Overtones and harmonics represent the same basic idea but are numbered differently. In both cases, you are looking at the normal modes of vibration of the instrument; each normal mode corresponds to a natural frequency of vibration. The first (simplest) normal mode is called the fundamental and its corresponding frequency determines the pitch of the note. The more complicated normal modes determine the quality of the sound and are called overtones. Overtones are numbered beginning with 1, and so the full set of normal modes is the fundamental, the first overtone, the second overtone, etc. This terminology holds regardless of the relationship between frequencies.
Naming normal modes as harmonics, on the other hand, is based on frequency. If the frequency of a normal mode is an integer multiple of the fundamental frequency, then that normal mode is also called a harmonic. Harmonics are determined by the integer multiplier. Since the frequency of the first normal mode is 1 x the fundamental frequency, the first normal mode is also the first harmonic. Not all harmonics are present in all objects. For example, in this case you are told that only odd harmonics (n = 1, 3, 5, etc.) are present.
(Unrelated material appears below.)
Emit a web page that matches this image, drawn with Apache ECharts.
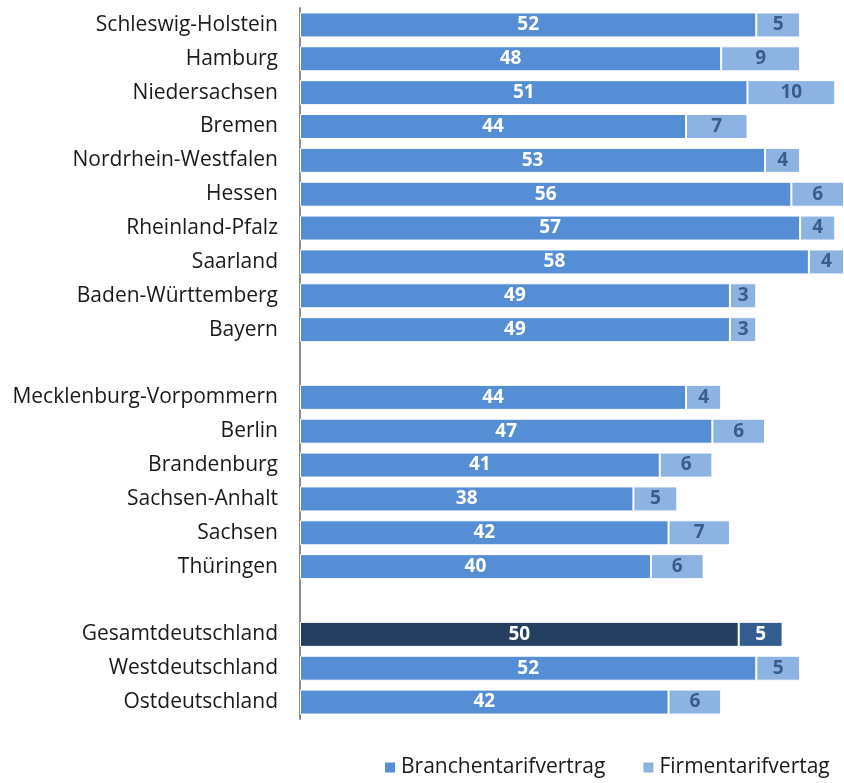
<!DOCTYPE html>
<html>
<head>
<meta charset="UTF-8">
<title>Tarifbindung</title>
<script src="https://cdn.jsdelivr.net/npm/echarts@6/dist/echarts.min.js"></script>
<style>
  html, body { margin: 0; padding: 0; background: #fff; }
  #chart { width: 844px; height: 783px; }
</style>
</head>
<body>
<div id="chart"></div>
<script>
// Kategorien (leere Einträge = Lücken zwischen den Gruppen)
var laender = ['Schleswig-Holstein', 'Hamburg', 'Niedersachsen', 'Bremen', 'Nordrhein-Westfalen',
  'Hessen', 'Rheinland-Pfalz', 'Saarland', 'Baden-Württemberg', 'Bayern', '',
  'Mecklenburg-Vorpommern', 'Berlin', 'Brandenburg', 'Sachsen-Anhalt', 'Sachsen', 'Thüringen', '',
  'Gesamtdeutschland', 'Westdeutschland', 'Ostdeutschland'];
var branche = [52, 48, 51, 44, 53, 56, 57, 58, 49, 49, '-', 44, 47, 41, 38, 42, 40, '-', 50, 52, 42];
var firma   = [5, 9, 10, 7, 4, 6, 4, 4, 3, 3, '-', 4, 6, 6, 5, 7, 6, '-', 5, 5, 6];

var gesamtIdx = laender.indexOf('Gesamtdeutschland');

function mkData(arr, normal, dark) {
  return arr.map(function (v, i) {
    if (i === gesamtIdx) {
      return { value: v, itemStyle: { color: dark }, label: { color: '#fff' } };
    }
    return { value: v, itemStyle: { color: normal } };
  });
}

var myChart = echarts.init(document.getElementById('chart'));
var option = {
  animation: false,
  textStyle: { fontFamily: 'Open Sans, Liberation Sans, sans-serif' },
  grid: { left: 300, right: -2, top: 8, bottom: 64, containLabel: false },
  xAxis: {
    type: 'value', min: 0, max: 62, show: false
  },
  yAxis: {
    type: 'category',
    data: laender,
    inverse: true,
    axisLine: { show: true, lineStyle: { color: '#8c8c8c', width: 2 } },
    axisTick: { show: false },
    axisLabel: { color: '#1a1a1a', fontSize: 21, margin: 22 }
  },
  legend: {
    bottom: 0, left: 378,
    icon: 'rect', itemWidth: 12, itemHeight: 12, itemGap: 36,
    textStyle: { fontSize: 21, color: '#1a1a1a' },
    data: ['Branchentarifvertrag', 'Firmentarifvertag']
  },
  series: [
    {
      name: 'Branchentarifvertrag',
      type: 'bar',
      stack: 'ges',
      barWidth: 25,
      color: '#558ed5',
      itemStyle: { borderColor: '#fff', borderWidth: 1 },
      label: { show: true, position: 'inside', color: '#fff', fontSize: 19, fontWeight: 'bold' },
      data: mkData(branche, '#558ed5', '#243f60')
    },
    {
      name: 'Firmentarifvertag',
      type: 'bar',
      stack: 'ges',
      barWidth: 25,
      color: '#8db3e2',
      itemStyle: { borderColor: '#fff', borderWidth: 1 },
      label: { show: true, position: 'inside', color: '#3a5d8f', fontSize: 19, fontWeight: 'bold' },
      data: mkData(firma, '#8db3e2', '#335d90')
    }
  ]
};
myChart.setOption(option);
</script>
</body>
</html>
In this case, you are not told what instrument is being played but you are told that only odd harmonics are present. So you need to apply your conceptual knowledge or experience with other examples and problems. Both open pipes and strings have both even and odd harmonics, but pipes that are closed on one end only have odd harmonics. You need that as prior knowledge to approach the problem in one step. If you don't have that prior understanding, you can solve for all three cases (see Sound of a Piano as an example where all harmonics are presesnt) until you reach the point where you see which examples have all harmonics and which have odd harmonics only.